Christoph Carlen: concilier tous les intérêts

Christoph Carlen

On devine au premier contact une légère hésitation, mais très vite l'enthousiasme est clairement audible. «Ce fut un immense plaisir pour nous lorsqu’en 2010 nous avons pris, avec la France, la direction d'un projet de recherche européen. Il portait sur de nouveaux systèmes de culture pour une production de qualité des baies rouges à haute teneur en composants importants pour la santé. La collaboration au-delà des frontières, mais aussi le partage de connaissances, constituent une partie importante du travail de Christoph Carlen.

L’intérêt de Christoph Carlen pour l'agriculture, et en particulier pour l'étude des plantes, est né très tôt, dès l'enfance, pendant les vacances lorsqu’il qu’il aidait aux foins dans la vallée de Conches. Ou alors lorsqu’il fréquentait le collège Spiritus Sanctus de Brig, un gymnase germanophone du Haut-Valais. Pendant les vacances d'été, il travaillait dans une ferme du Chablais qui élevait du bétail et cultivait des grandes cultures. Jusqu’à son baccalauréat, il n'a pratiquement jamais quitté le Valais, sauf pour aller à Domodossola ou à Chamonix» ajoute-t-il en esquissant un sourire. «Quand j'ai vu la mer pour la première fois, j’avais dix-neuf ans.» 

Les années d'études d’ingénieur agronome puis de doctorat à Zurich sont elles aussi restées un intermède loin du Valais, même si l'atmosphère à l'ETH de Zurich lui semblait extrêmement excitante. Contrairement à ses camarades d’étude qui ont immédiatement enchaîné avec un post-doc ou parcouru le monde pendant une année intermédiaire, Christoph Carlen s’installe dans la commune haut-valaisanne de Gampel en 1994. Il y fonde une famille et devient père de deux filles et d'un garçon. Le canton du Valais lui donne la possibilité de poursuivre son travail d’étude à partir de là où il l’avait laissé à Zurich avec sa thèse de doctorat. Conseiller scientifique au Service cantonal de l’agriculture, il participe à la mise en place de la production intégrée en Valais, notamment en zone de montagne. Selon lui, c'était un «exercice assez difficile». On ne change pas les habitudes des agriculteurs si facilement. «Mais aujourd'hui, les paysans eux-mêmes disent que cela en a valu la peine». Et Christoph Carlen d’ajouter avec une désinvolture toute valaisanne : «Il faut toujours un peu de distance.» 

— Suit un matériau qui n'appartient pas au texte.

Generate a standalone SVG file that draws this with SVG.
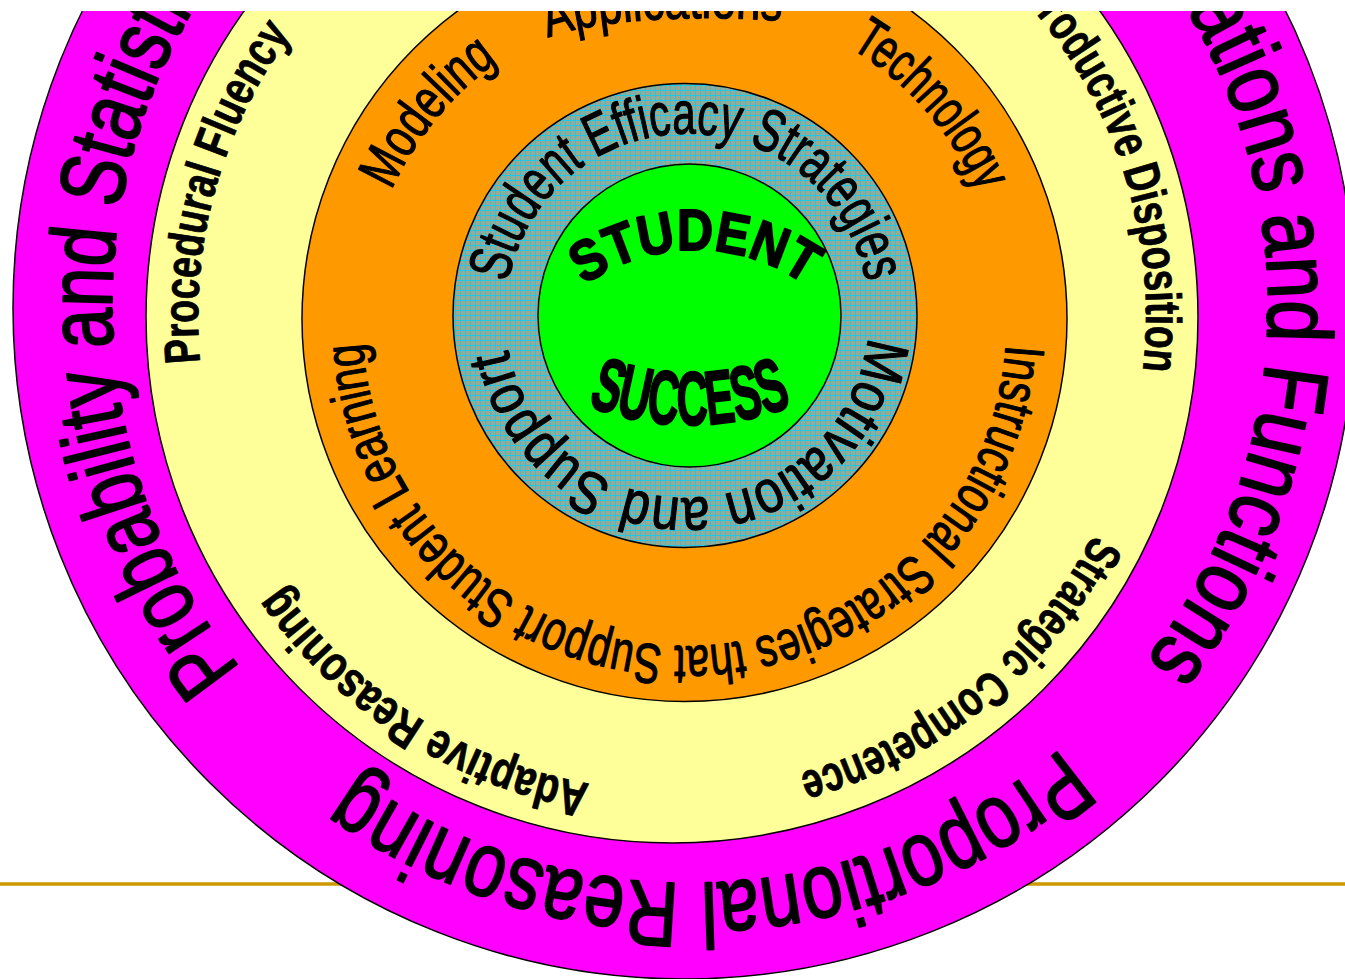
<svg xmlns="http://www.w3.org/2000/svg" width="1345" height="979" viewBox="0 0 1345 979">
<defs>
<pattern id="tex" width="5" height="5" patternUnits="userSpaceOnUse">
<rect width="5" height="5" fill="#9FA88F"/>
<path d="M0 0.5H5M0.5 0V5" stroke="#1EC8E8" stroke-width="1"/>
</pattern>
<path id="pMagL" d="M240.8,668.7 A578,578 0 0 1 339.7,-154.8"/>
<path id="pMagB" d="M1061.5,747.8 A578,578 0 0 1 231.4,656.9"/>
<path id="pMagR" d="M1119.5,-81.8 A578,578 0 0 1 1037.9,766.6"/>
<path id="pYelPF" d="M200.2,362.4 A474,474 0 0 1 376.9,-54"/>
<path id="pYelPD" d="M1019.8,-5.1 A474,474 0 0 1 1113,490.7"/>
<path id="pYelSC" d="M1093.2,534.4 A474,474 0 0 1 677.8,791"/>
<path id="pYelAR" d="M589.7,783.8 A474,474 0 0 1 226.6,479.1"/>
<path id="pOrIS" d="M1005.8,344.8 A322,322 0 1 1 366.2,275.3"/>
<path id="pOrMo" d="M391.5,190.5 A322,322 0 0 1 574.4,21.4"/>
<path id="pOrAp" d="M548,38 C600,18 700,14 800,22 L840,26"/>
<path id="pOrTe" d="M850.3,48 A322,322 0 0 1 1001.6,268.1"/>
<path id="pTeSE" d="M508,282.6 A182,182 0 0 1 869,316.8"/>
<path id="pTeMS" d="M867.8,336.7 A182,182 0 0 1 505.1,322.8"/>
<path id="pGrSt" d="M538.5,331.4 A191,191 0 0 1 851.5,331.4"/>
<path id="pGrSu" d="M489.2,341.8 A284,284 0 0 0 890.8,341.8"/>
</defs>
<style>
.ring{stroke:#000;stroke-width:1.5}
.t{font-family:"Liberation Sans Narrow","Liberation Sans",Arial,sans-serif;fill:#000;stroke:#000;stroke-linejoin:round}
.mag{font-size:92px;stroke-width:2}
.yel{font-size:50px;font-weight:bold;stroke-width:0.8}
.ora{font-size:56px;stroke-width:1.2}
.tea{font-size:60px;stroke-width:1.2}
.grn{font-family:"Liberation Sans",Arial,sans-serif;font-weight:bold;fill:#000;stroke:#000;stroke-width:2;stroke-linejoin:round}
</style>
<rect width="1345" height="979" fill="#fff"/>
<g id="rule">
<line x1="0" y1="884" x2="1345" y2="884" stroke="#CC9900" stroke-width="3.5"/>
</g>
<g id="ring-magenta">
<circle class="ring" cx="684" cy="308" r="671" fill="#FF00FF"/>
<text class="t mag"><textPath href="#pMagL" textLength="773" lengthAdjust="spacingAndGlyphs">Probability and Statistics</textPath></text>
<text class="t mag"><textPath href="#pMagB" textLength="762" lengthAdjust="spacingAndGlyphs">Proportional Reasoning</textPath></text>
<text class="t mag"><textPath href="#pMagR" textLength="807" lengthAdjust="spacingAndGlyphs">Relations and Functions</textPath></text>
</g>
<g id="ring-yellow">
<circle class="ring" cx="672" cy="317" r="526" fill="#FFFF99"/>
<text class="t yel"><textPath href="#pYelPF" textLength="348" lengthAdjust="spacingAndGlyphs">Procedural Fluency</textPath></text>
<text class="t yel"><textPath href="#pYelPD" textLength="408" lengthAdjust="spacingAndGlyphs">Productive Disposition</textPath></text>
<text class="t yel"><textPath href="#pYelSC" textLength="390" lengthAdjust="spacingAndGlyphs">Strategic Competence</textPath></text>
<text class="t yel"><textPath href="#pYelAR" textLength="376" lengthAdjust="spacingAndGlyphs">Adaptive Reasoning</textPath></text>
</g>
<g id="ring-orange">
<circle class="ring" cx="684.5" cy="319" r="382.5" fill="#FF9900"/>
<text class="t ora"><textPath href="#pOrIS" textLength="972" lengthAdjust="spacingAndGlyphs">Instructional Strategies that Support Student Learning</textPath></text>
<text class="t ora"><textPath href="#pOrMo" textLength="169" lengthAdjust="spacingAndGlyphs">Modeling</textPath></text>
<text class="t ora"><textPath href="#pOrAp" textLength="236" lengthAdjust="spacingAndGlyphs">Applications</textPath></text>
<text class="t ora"><textPath href="#pOrTe" textLength="196" lengthAdjust="spacingAndGlyphs">Technology</textPath></text>
</g>
<g id="ring-teal">
<circle class="ring" cx="685" cy="315.5" r="232" fill="url(#tex)"/>
<text class="t tea"><textPath href="#pTeSE" textLength="505" lengthAdjust="spacingAndGlyphs">Student Efficacy Strategies</textPath></text>
<text class="t tea"><textPath href="#pTeMS" textLength="517" lengthAdjust="spacingAndGlyphs">Motivation and Support</textPath></text>
</g>
<g id="core-green">
<circle class="ring" cx="689.5" cy="315.5" r="151.5" fill="#00FF00"/>
<text class="grn" font-size="57"><textPath href="#pGrSt" startOffset="50%" text-anchor="middle" textLength="236" lengthAdjust="spacingAndGlyphs">STUDENT</textPath></text>
<text class="grn" font-size="76"><textPath href="#pGrSu" startOffset="50%" text-anchor="middle" textLength="210" lengthAdjust="spacingAndGlyphs">SUCCESS</textPath></text>
</g>
<rect id="top-band" x="0" y="0" width="1345" height="11" fill="#fff"/>
</svg>
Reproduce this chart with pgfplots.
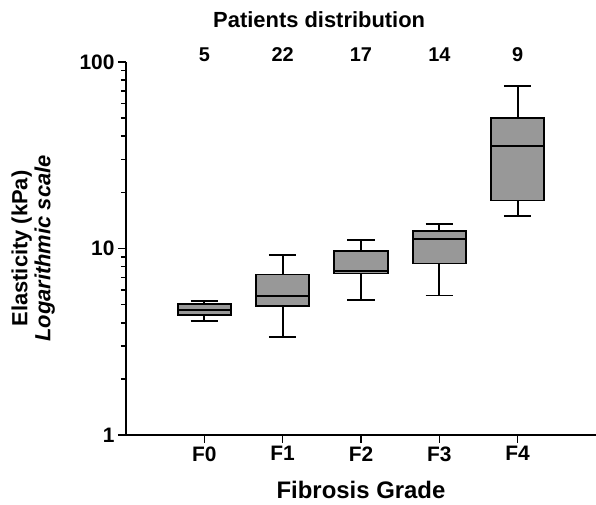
\documentclass[border=0pt]{standalone}
\usepackage{fontspec}
\setmainfont{Liberation Sans}
\usepackage{pgfplots}
\pgfplotsset{compat=1.18}
\definecolor{boxgray}{RGB}{152,152,152}
\begin{document}
\begin{tikzpicture}
\useasboundingbox (-126bp,-70bp) rectangle (470bp,435bp);
\begin{axis}[
  at={(0,0)}, anchor=south west,
  scale only axis, width=470bp, height=373bp,
  ymode=log, ymin=1, ymax=100,
  xmin=-1, xmax=5,
  clip=false,
  axis x line=bottom, axis y line=left,
  axis line style={-, line width=1.6bp},
  log ticks with fixed point,
  /pgf/number format/assume math mode=true,
  xtick={0,1,2,3,4}, xticklabels={F0,F1,F2,F3,F4},
  tick align=outside,
  major tick length=8bp, minor tick length=5bp,
  tick style={black, line width=1.6bp},
  minor tick style={black, line width=1.6bp},
  ticklabel style={font=\bfseries\fontsize{21}{25}\selectfont},
  xlabel={Fibrosis Grade},
  xlabel style={font=\bfseries\fontsize{24}{28}\selectfont, at={(axis description cs:0.5,-0.17)}, anchor=base},
  ylabel={Elasticity (kPa)\\\textit{Logarithmic scale}},
  ylabel style={font=\bfseries\fontsize{22}{23}\selectfont, align=center, at={(axis description cs:-0.151,0.5)}, anchor=south, inner sep=0pt},
  cycle list={{black, solid, mark=none}},
  every axis plot post/.append style={line width=1.8bp},
]
% F0: lw 4.08, q1 4.39, med 4.67, q3 5.03, uw 5.22
\addplot+[fill=boxgray] coordinates {(-0.34,4.39) (0.34,4.39) (0.34,5.03) (-0.34,5.03)} -- cycle;
\addplot coordinates {(-0.34,4.67) (0.34,4.67)};
\addplot coordinates {(0,5.03) (0,5.22)};
\addplot coordinates {(-0.175,5.22) (0.175,5.22)};
\addplot coordinates {(0,4.39) (0,4.08)};
\addplot coordinates {(-0.175,4.08) (0.175,4.08)};
% F1: 3.36, 4.93, 5.55, 7.26, 9.24
\addplot+[fill=boxgray] coordinates {(0.66,4.93) (1.34,4.93) (1.34,7.26) (0.66,7.26)} -- cycle;
\addplot coordinates {(0.66,5.55) (1.34,5.55)};
\addplot coordinates {(1,7.26) (1,9.24)};
\addplot coordinates {(0.825,9.24) (1.175,9.24)};
\addplot coordinates {(1,4.93) (1,3.36)};
\addplot coordinates {(0.825,3.36) (1.175,3.36)};
% F2: 5.27, 7.35, 7.59, 9.71, 11.1
\addplot+[fill=boxgray] coordinates {(1.66,7.35) (2.34,7.35) (2.34,9.71) (1.66,9.71)} -- cycle;
\addplot coordinates {(1.66,7.59) (2.34,7.59)};
\addplot coordinates {(2,9.71) (2,11.1)};
\addplot coordinates {(1.825,11.1) (2.175,11.1)};
\addplot coordinates {(2,7.35) (2,5.27)};
\addplot coordinates {(1.825,5.27) (2.175,5.27)};
% F3: 5.60, 8.31, 11.2, 12.4, 13.5
\addplot+[fill=boxgray] coordinates {(2.66,8.31) (3.34,8.31) (3.34,12.4) (2.66,12.4)} -- cycle;
\addplot coordinates {(2.66,11.2) (3.34,11.2)};
\addplot coordinates {(3,12.4) (3,13.5)};
\addplot coordinates {(2.825,13.5) (3.175,13.5)};
\addplot coordinates {(3,8.31) (3,5.60)};
\addplot coordinates {(2.825,5.60) (3.175,5.60)};
% F4: 14.9, 18.1, 35.3, 50.3, 74.0
\addplot+[fill=boxgray] coordinates {(3.66,18.1) (4.34,18.1) (4.34,50.3) (3.66,50.3)} -- cycle;
\addplot coordinates {(3.66,35.3) (4.34,35.3)};
\addplot coordinates {(4,50.3) (4,74.0)};
\addplot coordinates {(3.825,74.0) (4.175,74.0)};
\addplot coordinates {(4,18.1) (4,14.9)};
\addplot coordinates {(3.825,14.9) (4.175,14.9)};
% minor tick marks on the log axis
\pgfplotsinvokeforeach{2,3,4,5,6,7,8,9,20,30,40,50,60,70,80,90}{
  \draw[black, line width=1.6bp] (axis cs:-1,#1) -- ++(-5bp,0pt);
}
\begin{scope}[every node/.style={anchor=base, font=\bfseries\fontsize{20}{24}\selectfont}]
\node at (axis cs:0,100) {5};
\node at (axis cs:1,100) {22};
\node at (axis cs:2,100) {17};
\node at (axis cs:3,100) {14};
\node at (axis cs:4,100) {9};
\end{scope}
\node[anchor=base, font=\bfseries\fontsize{22}{26}\selectfont] at ([yshift=34bp]rel axis cs:0.411,1) {Patients distribution};
\end{axis}
\end{tikzpicture}
\end{document}
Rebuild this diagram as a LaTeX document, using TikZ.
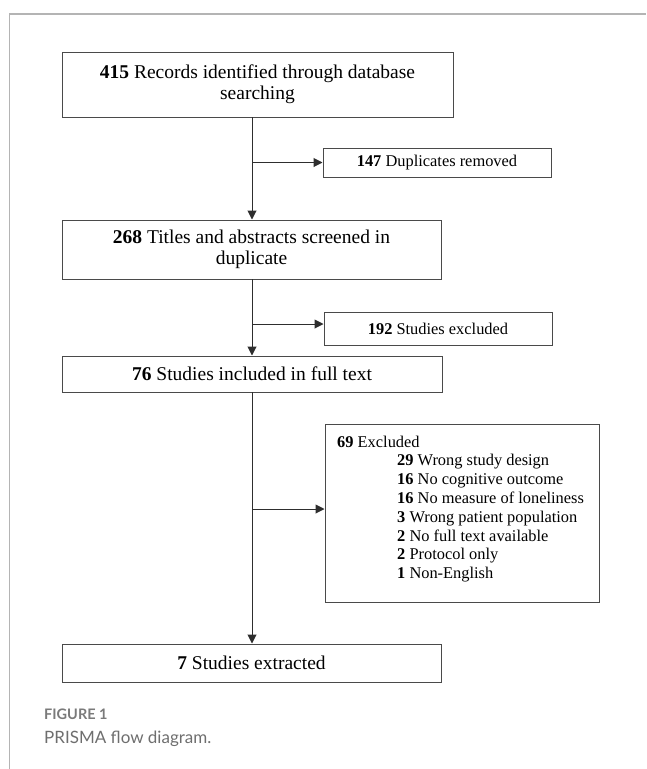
\documentclass[tikz,border=0pt]{standalone}
\usepackage{fontspec}
\setmainfont{Liberation Serif}
\newfontfamily\capfont{Lato}
\usetikzlibrary{arrows.meta}
\definecolor{boxline}{HTML}{4A4A4A}
\definecolor{arrowcol}{HTML}{2E2E2E}
\definecolor{framecol}{HTML}{B4B4B4}
\definecolor{capgray}{HTML}{7A7A7A}
\tikzset{
  mainbox/.style={draw=boxline, line width=1pt, rectangle, inner sep=0pt, align=center,
    font=\fontsize{19.5}{21}\selectfont, text=black},
  sidebox/.style={draw=boxline, line width=1pt, rectangle, inner sep=0pt, align=center,
    font=\fontsize{16.4}{19}\selectfont, text=black},
  listline/.style={anchor=base west, inner sep=0pt, font=\fontsize{16.4}{19}\selectfont, text=black},
  flowarrow/.style={draw=arrowcol, line width=1pt, -{Triangle[length=9pt,width=9pt]}},
}
\begin{document}
\begin{tikzpicture}[x=1pt,y=1pt]
\useasboundingbox (0,0) rectangle (646,-769);
% frame
\draw[framecol, line width=1.2pt] (9.5,-769) -- (9.5,-14) -- (646,-14);

% boxes
\node[mainbox, minimum width=391pt, minimum height=65pt] (b1) at (257.5,-84.5)
  {\textbf{415} Records identified through database\\searching};
\node[sidebox, minimum width=228pt, minimum height=29pt] (d1) at (437,-162.5)
  {\textbf{147} Duplicates removed};
\node[mainbox, minimum width=379pt, minimum height=59pt] (b2) at (251.5,-249.5)
  {\textbf{268} Titles and abstracts screened in\\duplicate};
\node[sidebox, minimum width=228pt, minimum height=33pt] (d2) at (438,-328.5)
  {\textbf{192} Studies excluded};
\node[mainbox, minimum width=380pt, minimum height=36pt] (b3) at (252,-374)
  {\textbf{76} Studies included in full text};
\node[draw=boxline, line width=1pt, rectangle, inner sep=0pt, minimum width=274pt, minimum height=178pt] (d3) at (462,-513) {};
\node[mainbox, minimum width=379pt, minimum height=38pt] (b4) at (251.5,-663)
  {\textbf{7} Studies extracted};

% exclusion list
\node[listline] (l0) at (337,-447) {\textbf{69} Excluded};
\node[listline] (l1) at (397,-465.8) {\textbf{29} Wrong study design};
\node[listline] (l2) at (397,-484.6) {\textbf{16} No cognitive outcome};
\node[listline] (l3) at (397,-503.4) {\textbf{16} No measure of loneliness};
\node[listline] (l4) at (397,-522.2) {\textbf{3} Wrong patient population};
\node[listline] (l5) at (397,-541.0) {\textbf{2} No full text available};
\node[listline] (l6) at (397,-559.8) {\textbf{2} Protocol only};
\node[listline] (l7) at (397,-578.6) {\textbf{1} Non-English};

% spine coordinates
\coordinate (s1) at (252,-117);
\coordinate (s2) at (252,-279);
\coordinate (s3) at (252,-392);

% connectors
\draw[flowarrow] (s1) -- (s1 |- b2.north);
\draw[flowarrow] (d1.west -| s1) -- (d1.west);
\draw[flowarrow] (s2) -- (s2 |- b3.north);
\draw[flowarrow] ([yshift=4.5pt]d2.west -| s2) -- ([yshift=4.5pt]d2.west);
\draw[flowarrow] (s3) -- (s3 |- b4.north);
\draw[flowarrow] ([yshift=4pt]d3.west -| s3) -- ([yshift=4pt]d3.west);

% caption
\node[anchor=base west, inner sep=0pt, text=capgray, font=\capfont\bfseries\fontsize{14.5}{16}\selectfont] (cap1) at (44,-719) {FIGURE 1};
\node[anchor=base west, inner sep=0pt, text=capgray!90!black, font=\capfont\fontsize{17}{19}\selectfont] (cap2) at (44,-743) {PRISMA flow diagram.};
\end{tikzpicture}
\end{document}
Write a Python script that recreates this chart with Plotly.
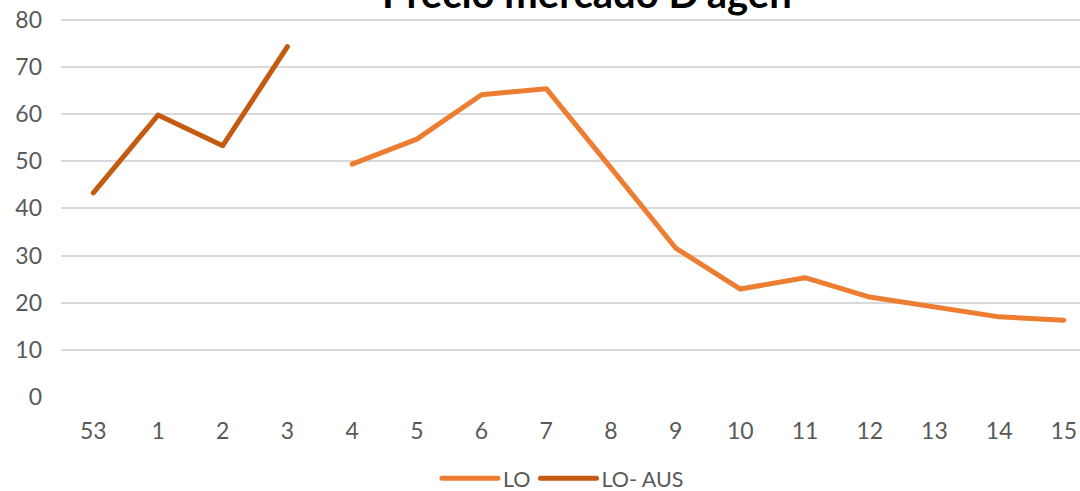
import plotly.graph_objects as go

weeks = ["53", "1", "2", "3", "4", "5", "6", "7", "8", "9", "10", "11", "12", "13", "14", "15"]
lo_aus_weeks = ["53", "1", "2", "3"]
lo_aus_values = [43.3, 59.8, 53.3, 74.3]
lo_weeks = ["4", "5", "6", "7", "8", "9", "10", "11", "12", "13", "14", "15"]
lo_values = [49.4, 54.7, 64.1, 65.4, 48.6, 31.6, 22.9, 25.3, 21.2, 19.1, 17.0, 16.3]
y_ticks = [0, 10, 20, 30, 40, 50, 60, 70, 80]
title_text = "Precio mercado D'agen"

FONT = "Lato"
GRAY = "#595959"

fig = go.Figure()
fig.add_trace(go.Scatter(x=lo_weeks, y=lo_values, mode="lines", name="LO",
                         line=dict(color="#ED7D31", width=5)))
fig.add_trace(go.Scatter(x=lo_aus_weeks, y=lo_aus_values, mode="lines", name="LO- AUS",
                         line=dict(color="#C55A11", width=5)))

fig.update_layout(
    width=1080, height=491,
    margin=dict(l=61, r=0, t=17, b=94),
    paper_bgcolor="white", plot_bgcolor="white",
    font=dict(family=FONT, size=23, color=GRAY),
    showlegend=True,
    legend=dict(orientation="h", xref="paper", x=0.4926, xanchor="center",
                yref="container", y=0.026, yanchor="middle",
                itemwidth=56,
                font=dict(family=FONT, size=21.5, color=GRAY), bgcolor="rgba(0,0,0,0)"),
    xaxis=dict(type="category", categoryorder="array", categoryarray=weeks,
               range=[-0.5, 15.25], showgrid=False, zeroline=False, showline=False,
               automargin=False, ticklabeloverflow="allow",
               ticks="", ticklabelstandoff=18, tickfont=dict(family=FONT, size=23, color=GRAY)),
    yaxis=dict(range=[0, 80.6], tickvals=y_ticks, showgrid=True, gridcolor="#d9d9d9", gridwidth=1.5,
               zeroline=False, showline=False, ticks="", ticklabelstandoff=18, automargin=False,
               ticklabeloverflow="allow",
               tickfont=dict(family=FONT, size=23, color=GRAY)),
    annotations=[dict(text="<b>" + title_text + "</b>", xref="paper", yref="paper",
                      x=0.516, y=1, xanchor="center", yanchor="bottom", yshift=-2,
                      showarrow=False, font=dict(family=FONT, size=40, color="black"))],
)

post_js = (
    "document.body.style.margin='0';document.body.style.overflow='hidden';"
    "document.querySelectorAll('.scatterlayer path.js-line, .legend path.js-line').forEach(function(p){"
    "p.style.strokeLinecap='round';p.style.strokeLinejoin='round';});"
)

fig.write_html("out.html", config={"displayModeBar": False}, post_script=post_js)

En 1999, une intéressante opportunité s’offre à lui auprès des stations fédérales de recherche. A cette époque, Agroscope à Conthey met un poste au concours dans le groupe de recherche «Baies, plantes médicinales et aromatiques». Ce thème l’intéresse ; il pose sa candidature et obtient le poste. Lorsque son supérieur Charly Darbellay part à la retraite en 2005, Christoph Carlen est naturellement désigné pour lui succéder et diriger la division de recherche «Cultures sous abris et cultures en régions alpines» sur les sites de Conthey et de Cadenazzo. Dès lors, il s'implique dans des activités de recherche dans le domaine des cultures spéciales et dirige des projets internationaux et nationaux, en particulier avec des scientifiques de France, d'Allemagne, d'Autriche et de Turquie ; tous ces pays ont une longue tradition dans le domaine des cultures spéciales, comme les baies, les abricots, les tomates et les plantes aromatiques et médicinales. 

Il semble donc logique que Christoph Carlen ait été nommé au sein du comité de direction d'Agroscope début 2017 et qu’il soit depuis lors responsable du domaine stratégique de recherche «Systèmes de production Plantes». Depuis cette nomination, il n’a pratiquement plus eu l’occasion de faire de la recherche. Aujourd’hui, il se voit davantage comme un coach qui apporte son expérience dans la formulation de projets et la mise en valeur des résultats de recherche. Cependant, il continue de considérer les interactions et le contact avec la pratique comme très importants et constructifs. «C’est ainsi que nous pouvons nous améliorer, anticiper les problèmes éventuels et trouver des solutions appropriées plus rapidement». Un bon exemple est la lutte contre la drosophile du cerisier. Et que pense-t-il de la critique qui vient de la pratique ? Si l’on considère leur point de vue, la pratique et les diverses associations professionnelles apportent souvent de bonnes approches. «Notre tâche consiste cependant à concilier tous les intérêts ». Dans ce contexte, il est très satisfait qu'Agroscope ait récemment intensifié ses efforts de communication.